Los esperan algunos visitantes de Buenos Aires, estudiosos de los cantos ancestrales con caja, que sacan sus cuadernos y grabadores apenas comienzan a conversar. Algunos vienen por primera vez. Otros son “de la casa”, como Mauricio Cucien, quien dicta talleres de cantos ancestrales con caja en el Instituto Universitario de Arte (IUNA) y en la Facultad de Filosofía y Letras de la UBA, entre otros lugares. Hay también alumnos del taller del Centro Cultural Ricardo Rojas, que abrió hace muchos años Leda Valladares, a quien varios rinden homenaje. Todos se alojan en casas de familia, ya que en Fernández –un pueblo de unos 14.000 habitantes-- no hay ningún hotel.

Unas cuantas mujeres han trasnochado para preparar el relleno de los pasteles –las sabrosas empanadas de carne, fritas--, pelar y cortar el zapallo para el locro, afinar la masa para las tortillas santiagueñas, dar forma a las rosquillas, amasar los panes, hornear los budines, hacer saltar el pochoclo. Varias de ellas son las mismas que, cada tanto, se limpian las manos y se acercan para echar sus coplas.

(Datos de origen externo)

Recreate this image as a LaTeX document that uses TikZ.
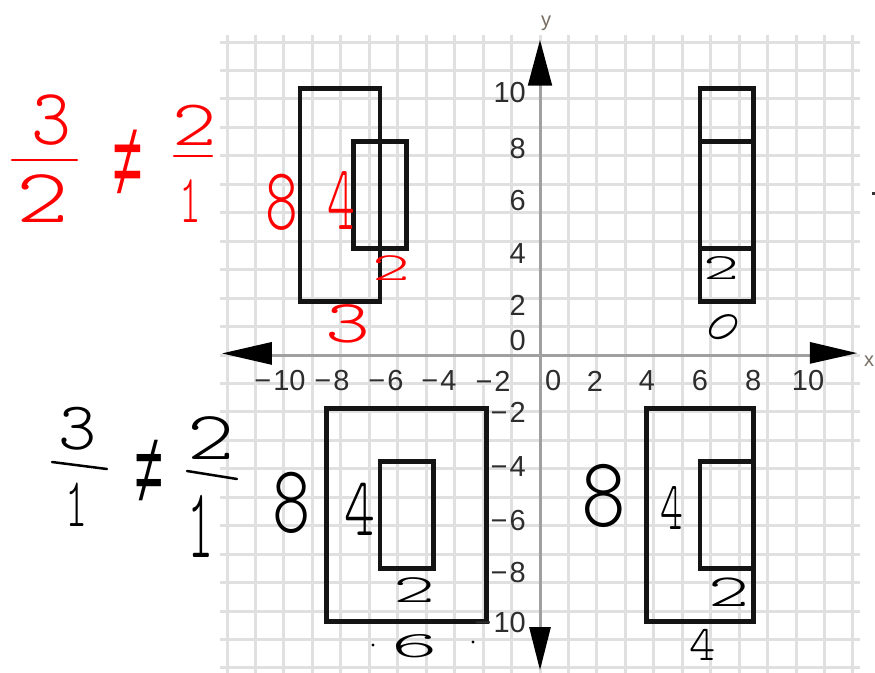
\documentclass[tikz,border=0pt]{standalone}
\usepackage{fontspec}
\setmainfont{Liberation Sans}
\newfontfamily\handfont{lmmonolt10-regular.otf}
\definecolor{gridc}{RGB}{224,224,224}
\definecolor{axisc}{RGB}{160,160,160}
\definecolor{labc}{RGB}{45,45,45}
\definecolor{hred}{RGB}{255,0,0}
\definecolor{axlab}{RGB}{120,110,100}
\begin{document}
\begin{tikzpicture}[x=26.667pt,y=26.667pt,
  gridline/.style={draw=gridc,line width=3pt},
  axisline/.style={draw=axisc,line width=3pt},
  shapeline/.style={draw=black!92,line width=4.5pt,line join=miter},
  tipfill/.style={fill=black},
  ticklab/.style={text=labc,font=\fontsize{29}{29}\selectfont,inner sep=0pt},
  hand/.style={inner sep=0pt,font=\handfont\fontsize{#1}{#1}\selectfont},
  handsym/.style={inner sep=0pt,font=\fontsize{#1}{#1}\selectfont},
  handline/.style={line width=2.5pt,line cap=round},
]
\useasboundingbox (-540pt,-317pt) rectangle (335pt,355pt);
\fill[white] (-540pt,-317pt) rectangle (335pt,355pt);
% grid
\draw[gridline] (-12,-12) grid (12,12);
% axes
\draw[axisline] (-10.2,0) -- (10.3,0);
\draw[axisline] (0,-10.3) -- (0,10.3);
\fill[tipfill] (0,11.81) -- (-0.46,10.1) -- (0.46,10.1) -- cycle;
\fill[tipfill] (0,-11.81) -- (-0.41,-10.2) -- (0.41,-10.2) -- cycle;
\fill[tipfill] (-11.92,0.06) -- (-10.05,0.49) -- (-10.05,-0.37) -- cycle;
\fill[tipfill] (11.89,0.07) -- (10.12,0.49) -- (10.12,-0.33) -- cycle;
% rectangles
\draw[shapeline] (-9,2) rectangle (-6,10);
\draw[shapeline] (-7,4) rectangle (-5,8);
\draw[shapeline] (6,2) rectangle (8,10);
\draw[shapeline] (6,8) -- (8,8);
\draw[shapeline] (6,4) -- (8,4);
\draw[shapeline] (-8,-10) rectangle (-2,-2);
\draw[shapeline] (-6,-8) rectangle (-4,-4);
\draw[shapeline] (4,-10) rectangle (8,-2);
\draw[shapeline] (8,-4) -- (6,-4) -- (6,-8) -- (8,-8);
% x tick labels
\node[ticklab] (xm10) at (-9.75,-0.975) {−\kern2pt10};
\node[ticklab] (xm8) at (-7.8,-0.975) {−\kern2pt8};
\node[ticklab] (xm6) at (-5.775,-0.975) {−\kern2pt6};
\node[ticklab] (xm4) at (-3.79,-0.975) {−\kern2pt4};
\node[ticklab] (xm2) at (-1.76,-0.975) {−\kern2pt2};
\node[ticklab] (x0) at (0.49,-0.975) {0};
\node[ticklab] (x2) at (2.06,-0.975) {2};
\node[ticklab] (x4) at (4.01,-0.975) {4};
\node[ticklab] (x6) at (6,-0.975) {6};
\node[ticklab] (x8) at (7.99,-0.975) {8};
\node[ticklab] (x10) at (10.05,-0.975) {10};
% y tick labels
\node[ticklab,anchor=east] (y10) at (-0.525,9.825) {10};
\node[ticklab,anchor=east] (y8) at (-0.525,7.76) {8};
\node[ticklab,anchor=east] (y6) at (-0.525,5.81) {6};
\node[ticklab,anchor=east] (y4) at (-0.525,3.79) {4};
\node[ticklab,anchor=east] (y2) at (-0.525,1.87) {2};
\node[ticklab,anchor=east] (y0) at (-0.525,0.56) {0};
\node[ticklab,anchor=east] (ym2) at (-0.525,-2.14) {−\kern2pt2};
\node[ticklab,anchor=east] (ym4) at (-0.525,-4.2) {−\kern2pt4};
\node[ticklab,anchor=east] (ym6) at (-0.525,-6.19) {−\kern2pt6};
\node[ticklab,anchor=east] (ym8) at (-0.525,-8.17) {−\kern2pt8};
\node[ticklab,anchor=east] (ym10) at (-0.525,-10.05) {−\kern2pt10};
% handwritten annotations, placed in pixel coordinates
\begin{scope}[x=1pt,y=-1pt,shift={(-540pt,355pt)}]
  \node[handsym=20,text=axlab] (ylab) at (546,23) {y};
  \node[handsym=20,text=axlab] (xlab) at (869,361) {x};
  \fill[black!80] (872,192.5) rectangle (875,195.5);
  % red, top left
  \node[hand=80,text=hred,xscale=0.95] (r3) at (51,120) {3};
  \draw[handline,draw=hred] (12,160) -- (77,160);
  \node[hand=77,text=hred,xscale=1.3] (r2a) at (43,199) {2};
  \node[handsym=105,text=hred,xscale=0.5] (rne) at (128,163) {≠};
  \node[hand=65,text=hred,xscale=1.3] (r2b) at (195,125) {2};
  \draw[handline,draw=hred] (174,156) -- (212,156);
  \node[hand=69,text=hred,xscale=0.6] (r1) at (190,201) {1};
  \node[hand=89,text=hred,xscale=0.7] (r8) at (282,202) {8};
  \node[hand=93,text=hred,xscale=0.57] (r4) at (341,201) {4};
  \node[hand=40,text=hred,xscale=1.8] (r2c) at (391,268) {2};
  \node[hand=61,text=hred,xscale=1.4] (r3b) at (348,324) {3};
  % black, bottom left
  \node[hand=68,xscale=1.07] (b3) at (78,429) {3};
  \draw[handline] (52,462) -- (107,469);
  \node[hand=70,xscale=0.6] (b1) at (77,505) {1};
  \node[handsym=100,xscale=0.5] (bne) at (149,472) {≠};
  \node[hand=69,xscale=1.3] (b2) at (211,438) {2};
  \draw[handline] (187,471) -- (237,479);
  \node[hand=100,xscale=0.5] (b1b) at (201,526) {1};
  \node[hand=97,xscale=0.75] (b8) at (292,503) {8};
  \node[hand=84,xscale=0.7] (b4) at (360,509) {4};
  \node[hand=40,xscale=2] (b2b) at (415,590) {2};
  \node[hand=37,xscale=2.4] (b6) at (415,646) {6};
  \fill (373,645) circle (1.6);
  \fill (473,642) circle (1.6);
  % black, bottom right
  \node[hand=100,xscale=0.85] (b8b) at (604,496) {8};
  \node[hand=69,xscale=0.63] (b4b) at (672,508) {4};
  \node[hand=46,xscale=1.7] (b2c) at (729,592) {2};
  \node[hand=50] (b4c) at (703,645) {4};
  % black, top right
  \node[hand=37,xscale=1.85] (b2d) at (721,268) {2};
  \node[hand=50,rotate=-54] (b0) at (724,327) {0};
\end{scope}
\end{tikzpicture}
\end{document}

Es realmente un encuentro, no un festival, y se vive de manera horizontal. No hay programa ni conductor; sólo Casilda Chazarreta –la Peti, para todos–, micrófono inalámbrico en mano, va enhebrando las voces a medida que los presentes necesitan soltarlas, hasta que se arma un coloreado collar de coplas.

Doña Roberta Pajón entona una alabanza, morosa como un lamento. Doña Panchita, con una voz firme que desmiente sus casi 80 años, desenrolla el hilo de una vidala. Tristes y apenadas las vidalas, que hablan de pérdidas, de partidas sin retorno, de amores rengos; y al final el grito agudo, para soltar la presión de la angustia contenida. “Angustia de ver que la única vaquita se nos moría de sed –recuerda doña Jovita--. Por eso es que la tierra tiene lamento, por la falta de agua para nosotros”.

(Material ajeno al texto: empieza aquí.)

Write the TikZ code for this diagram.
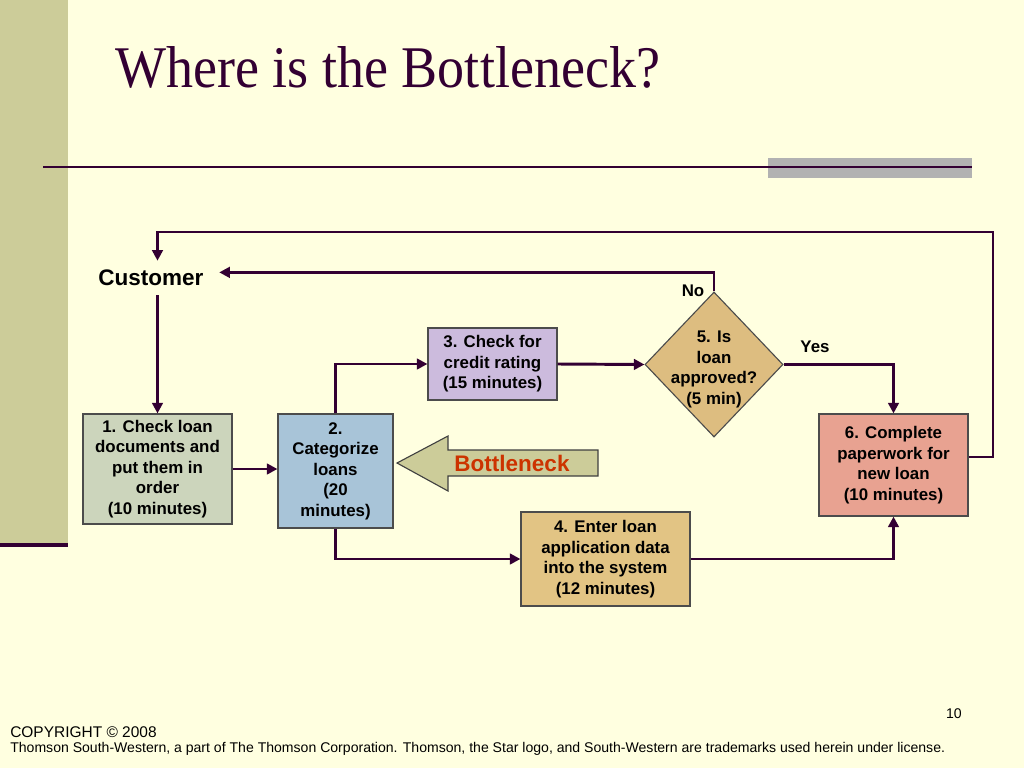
\documentclass[tikz,border=0pt]{standalone}
\usepackage{fontspec}
\setmainfont{Liberation Sans}
\newfontfamily\titlefont{Liberation Serif}
\usetikzlibrary{arrows.meta,positioning,shapes.geometric,calc}
\definecolor{slidebg}{HTML}{FFFFE0}
\definecolor{stripe}{HTML}{CCCC99}
\definecolor{plum}{HTML}{330033}
\definecolor{checkgreen}{HTML}{CCD5BC}
\definecolor{catblue}{HTML}{A8C4D8}
\definecolor{creditlilac}{HTML}{CCBBDD}
\definecolor{entertan}{HTML}{E2C484}
\definecolor{decidetan}{HTML}{DDBD80}
\definecolor{paperpink}{HTML}{E8A291}
\definecolor{bottlered}{HTML}{CC3300}

\begin{document}
\begin{tikzpicture}[x=0.025cm,y=-0.025cm,
    stepbox/.style={draw=black!70,line width=0.8pt,align=center,inner sep=0pt,font=\fontsize{12}{14.6}\selectfont\bfseries},
    decision/.style={diamond,draw=black!70,line width=0.8pt,fill=decidetan,inner sep=0pt,minimum width=3.45cm,minimum height=3.625cm},
    flow/.style={draw=plum,line width=2.1pt,-{Triangle[length=7.5pt,width=7.5pt]}},
    tag/.style={font=\fontsize{12}{14.6}\selectfont\bfseries}
  ]
    % Slide background
    \fill[slidebg] (0,0) rectangle (1024,768);
    \useasboundingbox (0,0) rectangle (1024,768);
    \fill[stripe] (0,0) rectangle (68,545);
    \draw[plum,line width=3.5pt] (0,545) -- (68,545);
    \fill[black!30] (768,158) rectangle (972,178);
    \draw[plum,line width=2pt] (43,167) -- (972,167);
    \node[anchor=base west,text=plum,inner sep=0pt,font=\titlefont\fontsize{42}{48}\selectfont] (title) at (115,88) {\scalebox{0.915}[1]{Where is the Bottleneck?}};

    % Process steps
    \node[font=\fontsize{16}{19}\selectfont\bfseries,minimum height=0.85cm,inner xsep=11pt] (cust) at (151,278) {Customer};
    \node[stepbox,fill=checkgreen,minimum width=3.725cm,minimum height=2.75cm] (check) at (157.5,469) {1. Check loan\\documents and\\put them in\\order\\(10 minutes)};
    \node[stepbox,fill=catblue,minimum width=2.875cm,minimum height=2.85cm] (cat) at (335.5,471) {2.\\Categorize\\loans\\(20\\minutes)};
    \node[stepbox,fill=creditlilac,minimum width=3.225cm,minimum height=1.8cm] (credit) at (492.5,364) {3. Check for\\credit rating\\(15 minutes)};
    \node[stepbox,fill=entertan,minimum width=4.225cm,minimum height=2.35cm] (enter) at (605.5,559) {4. Enter loan\\application data\\into the system\\(12 minutes)};
    \node[decision] (approve) at (714,364.5) {};
    \node[tag,align=center] (approvetext) at ($(approve.center)+(0,5)$) {5. Is\\loan\\approved?\\(5 min)};
    \node[stepbox,fill=paperpink,minimum width=3.725cm,minimum height=2.55cm] (paper) at (893.5,465) {6. Complete\\paperwork for\\new loan\\(10 minutes)};

    % Branch labels
    \node[tag] (no) at (693,291) {No};
    \node[tag] (yes) at (815,347) {Yes};

    % Bottleneck marker
    \draw[fill=stripe,draw=black!75,line width=0.8pt] (397,463) -- (448,436) -- (448,450) -- (598,450)
      -- (598,476) -- (448,476) -- (448,491) -- cycle;
    \node[text=bottlered,font=\fontsize{16}{19}\selectfont\bfseries] (bneck) at (512,463) {Bottleneck};

    % Flow
    \draw[flow] (check.north |- cust.south) -- (check.north);
    \draw[flow] (check.east) -- (cat.west |- check.east);
    \draw[flow] (cat.north) |- (credit.west);
    \draw[flow] (credit.east) -- (approve.west);
    \draw[flow] (approve.east) -| (paper.north);
    \draw[flow] (cat.south) |- (enter.west);
    \draw[flow] (enter.east) -| (paper.south);
    \draw[flow] (approve.north) |- ([yshift=4pt]cust.east);
    \draw[flow] ($(paper.east)+(0,-8)$) -| (993,232) -| (check.north |- cust.north);

    % Footer
    \node[anchor=base east,inner sep=0pt,font=\fontsize{10}{12}\selectfont] (pageno) at (962,718) {10};
    \node[anchor=base west,inner sep=0pt,font=\fontsize{11}{13}\selectfont] (copy) at (10,737) {COPYRIGHT © 2008};
    \node[anchor=base west,inner sep=0pt,font=\fontsize{10}{12}\selectfont] (legal) at (10,752) {Thomson South-Western, a part of The Thomson Corporation. Thomson, the Star logo, and South-Western are trademarks used herein under license.};
  \end{tikzpicture}
\end{document}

Dolidas también las bagualas, acercadas por cantores que se han venido de Salta. Festivas son en cambio las coplas jujeñas, compartidas en ronda por Tesy –Teodocia Guanactolay--, nacida en Queta, un paraje de la Puna, cuyos versos no ha olvidado cuando se fue a vivir a Buenos Aires; allí comenzó a juntarse con otros exiliados del noroeste, que forman Unidos en la Copla.

Hermosas voces crudas tienen todas estas cantoras y cantores. Voces sólidas, seguras, conmovidas y conmovedoras. Voces confiadas, por saberse escuchados y comprendidos. Sólo la emoción hace tiritar la garganta de doña Jovita, que regala su vidala y lanza vivas “a mi mami, a mi papi, y viva el río también”.

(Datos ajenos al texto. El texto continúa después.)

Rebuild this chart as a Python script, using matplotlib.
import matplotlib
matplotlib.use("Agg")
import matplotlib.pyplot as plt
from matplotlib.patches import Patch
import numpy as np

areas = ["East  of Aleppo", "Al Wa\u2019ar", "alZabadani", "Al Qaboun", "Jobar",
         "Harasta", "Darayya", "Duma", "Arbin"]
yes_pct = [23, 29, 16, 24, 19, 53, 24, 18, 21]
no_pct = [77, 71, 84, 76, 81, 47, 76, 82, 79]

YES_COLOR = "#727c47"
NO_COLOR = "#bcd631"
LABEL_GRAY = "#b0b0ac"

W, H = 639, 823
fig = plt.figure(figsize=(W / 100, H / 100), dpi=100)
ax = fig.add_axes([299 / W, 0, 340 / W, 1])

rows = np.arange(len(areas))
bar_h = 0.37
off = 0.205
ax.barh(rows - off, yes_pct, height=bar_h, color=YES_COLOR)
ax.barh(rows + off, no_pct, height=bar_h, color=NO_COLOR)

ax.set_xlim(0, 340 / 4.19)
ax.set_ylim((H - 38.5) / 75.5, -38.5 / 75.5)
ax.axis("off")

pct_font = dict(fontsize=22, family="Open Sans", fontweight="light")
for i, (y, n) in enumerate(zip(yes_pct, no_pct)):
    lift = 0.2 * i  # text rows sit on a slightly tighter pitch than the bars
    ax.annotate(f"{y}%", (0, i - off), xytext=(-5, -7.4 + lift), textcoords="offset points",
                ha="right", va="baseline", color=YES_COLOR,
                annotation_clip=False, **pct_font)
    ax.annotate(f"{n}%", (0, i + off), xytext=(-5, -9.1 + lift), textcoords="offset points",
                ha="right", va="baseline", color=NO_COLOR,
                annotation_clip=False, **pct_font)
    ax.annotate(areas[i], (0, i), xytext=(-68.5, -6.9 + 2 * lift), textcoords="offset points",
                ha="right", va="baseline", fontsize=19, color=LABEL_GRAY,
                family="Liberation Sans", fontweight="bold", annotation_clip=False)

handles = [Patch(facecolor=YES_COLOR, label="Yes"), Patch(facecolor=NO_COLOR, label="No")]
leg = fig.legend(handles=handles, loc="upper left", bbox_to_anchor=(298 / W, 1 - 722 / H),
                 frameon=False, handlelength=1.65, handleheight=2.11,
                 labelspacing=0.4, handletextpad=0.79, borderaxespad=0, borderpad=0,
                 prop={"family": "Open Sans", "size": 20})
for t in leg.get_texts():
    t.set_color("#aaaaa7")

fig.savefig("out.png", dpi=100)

Las familias han apurado la sobremesa del domingo y se han instalado con mesas y sillas. Recién ahora se usa el escenario, donde el bandoneón de don Almaraz hace bailar a los vecinos, chacareras y escondidos primeros, chamamés después. Ya hay una multitud cuando los jinetes del Centro Tradicionalista Fogón de la Amistad, vestidos con la ropa de todos los días, se preparan para la carrera de sortijas. En cuatro pasadas, sólo dos se alzan con ella: serán los que participen en la carrera cuadrera. Todos se conocen. Todos se saludan. Todos preguntan por alguien. Todos se alegran de ver a alguien.

En las casas sólo quedaron los perros.